I knew that SAT results had nothing whatsoever to do with how our schools performed. It was a national standardized instrument to predict college performance of individual students; it was not constructed to assess district effectiveness. I also knew that the test had little to do with what Arlington teachers taught. I told that to the school board publicly and anyone else who asked about the SATs. Few listened.

Nonetheless, the Post article with the box-score of  test results produced more personal praise, more testimonials to my effectiveness as a superintendent, and, I believe, more acceptance of the school board’s policies than any single act during the seven years I served. People saw the actions of the Arlington school board and superintendent as having caused those SAT scores to outstrip other Washington area districts.

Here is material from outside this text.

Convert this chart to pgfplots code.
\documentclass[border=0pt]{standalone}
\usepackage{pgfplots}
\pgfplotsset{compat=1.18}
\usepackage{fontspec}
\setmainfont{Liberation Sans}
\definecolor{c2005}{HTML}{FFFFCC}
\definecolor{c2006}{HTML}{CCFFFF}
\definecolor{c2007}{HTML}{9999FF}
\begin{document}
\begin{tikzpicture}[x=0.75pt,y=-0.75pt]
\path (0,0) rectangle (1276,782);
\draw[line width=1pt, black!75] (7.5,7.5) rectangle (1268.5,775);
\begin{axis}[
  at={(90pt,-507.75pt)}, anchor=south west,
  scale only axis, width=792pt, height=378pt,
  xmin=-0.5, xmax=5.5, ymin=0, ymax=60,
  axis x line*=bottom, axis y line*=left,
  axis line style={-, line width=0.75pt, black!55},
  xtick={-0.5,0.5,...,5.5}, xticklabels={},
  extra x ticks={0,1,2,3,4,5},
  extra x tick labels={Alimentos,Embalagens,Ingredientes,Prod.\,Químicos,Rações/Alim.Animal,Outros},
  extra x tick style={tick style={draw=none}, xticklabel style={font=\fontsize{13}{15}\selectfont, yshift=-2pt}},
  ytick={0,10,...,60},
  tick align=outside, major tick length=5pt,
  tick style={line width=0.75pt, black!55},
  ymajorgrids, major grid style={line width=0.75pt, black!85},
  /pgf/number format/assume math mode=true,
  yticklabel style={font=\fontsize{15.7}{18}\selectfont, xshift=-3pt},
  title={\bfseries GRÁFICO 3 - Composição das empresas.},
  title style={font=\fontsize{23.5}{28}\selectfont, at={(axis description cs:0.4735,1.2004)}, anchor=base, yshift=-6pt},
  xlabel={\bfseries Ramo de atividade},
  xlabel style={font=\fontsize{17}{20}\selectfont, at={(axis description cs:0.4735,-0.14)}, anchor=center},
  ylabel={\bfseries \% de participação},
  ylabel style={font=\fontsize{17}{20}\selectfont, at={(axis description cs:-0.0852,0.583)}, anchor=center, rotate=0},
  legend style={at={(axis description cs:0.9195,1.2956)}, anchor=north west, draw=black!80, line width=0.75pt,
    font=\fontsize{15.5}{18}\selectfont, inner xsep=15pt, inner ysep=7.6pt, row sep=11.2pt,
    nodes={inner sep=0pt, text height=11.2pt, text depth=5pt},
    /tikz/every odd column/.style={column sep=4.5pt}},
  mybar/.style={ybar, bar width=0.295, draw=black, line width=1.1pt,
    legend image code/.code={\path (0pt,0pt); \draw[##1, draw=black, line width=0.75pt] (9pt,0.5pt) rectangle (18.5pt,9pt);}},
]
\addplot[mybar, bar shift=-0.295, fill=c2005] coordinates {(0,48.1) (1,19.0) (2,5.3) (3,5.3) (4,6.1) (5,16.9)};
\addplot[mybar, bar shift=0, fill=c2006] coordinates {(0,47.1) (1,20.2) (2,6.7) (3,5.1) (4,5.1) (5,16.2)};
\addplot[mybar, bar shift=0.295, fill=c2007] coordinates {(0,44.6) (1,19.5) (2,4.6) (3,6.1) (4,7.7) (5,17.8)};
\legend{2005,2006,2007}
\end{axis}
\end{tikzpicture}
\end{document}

The lessons I learned in 1979 is that, first, public perceptions of high-value markers of “quality,” in this instance, test scores, shape concrete realities that policymakers such as a school board and superintendent face in making budgetary, curricular, and organizational decisions. Second, as a historian of education I learned that using test scores to judge a district’s “success” began in the late-1960s when newspapers began publishing district and school-by-school test scores pre-dating by decades the surge of such reporting in the 1980s and 1990s.

This story and its lessons I have never forgotten.

 

5 Comments

Filed under leadership, testing

5 responses to “A Story about District Test Scores

  1. Laura H. Chapman

    On a lark, I posted test scores on the ngram record, and it spiked at the dates you cite in this post and directs me to Google books on the same subject and time frame 1974-1981. Not that you need confirmation.

    Of course, I’ll wager that the scores that counted in your account did not include studies in the arts. I’ll make this bet because I was one of the authors of ART AND YOUNG AMERICANS, 1974-1979: RESULTS FROM THE SECOND NATIONAL ASSESSMENT, with Brent Wilson, Ronald Silverman, Rexford Brown, and Donald Phillips. Denver, CO: National Assessment of Educational Progress, 100 pages. I was also involved in developing items for the first NAEP assessments in 1974, for all three age levels. Only music and the visual arts were tested. The last several NAEP rounds in the arts, about a decade apart, have been for grade 8 only in spite of an effort to include dance and theater. The radical reduction in testing was “justified” as cost containment and a judgment of low demand for reports in the arts. IN fact the teaching of dance and theater also made for problems in finding a sample large enough for testing. Today, NAEP still offers reports only in music and the visual arts. More than half of the grade 8 students who take the test are not enrolled in art during the year they take the test. The background questions offer more insight than test scores into students’ early and sustained engagement and study in the arts.
    In effect, I too had some preoccupation with tests and scoring issues in the same time frame that you did, but in a totally different role and with very low stakes.

    • larrycuban

      Thanks for doing ngram to confirm years when testing paranoia peaked, Laura. The history of testing in the arts, well, I was completely ignorant of that. Thanks for the info.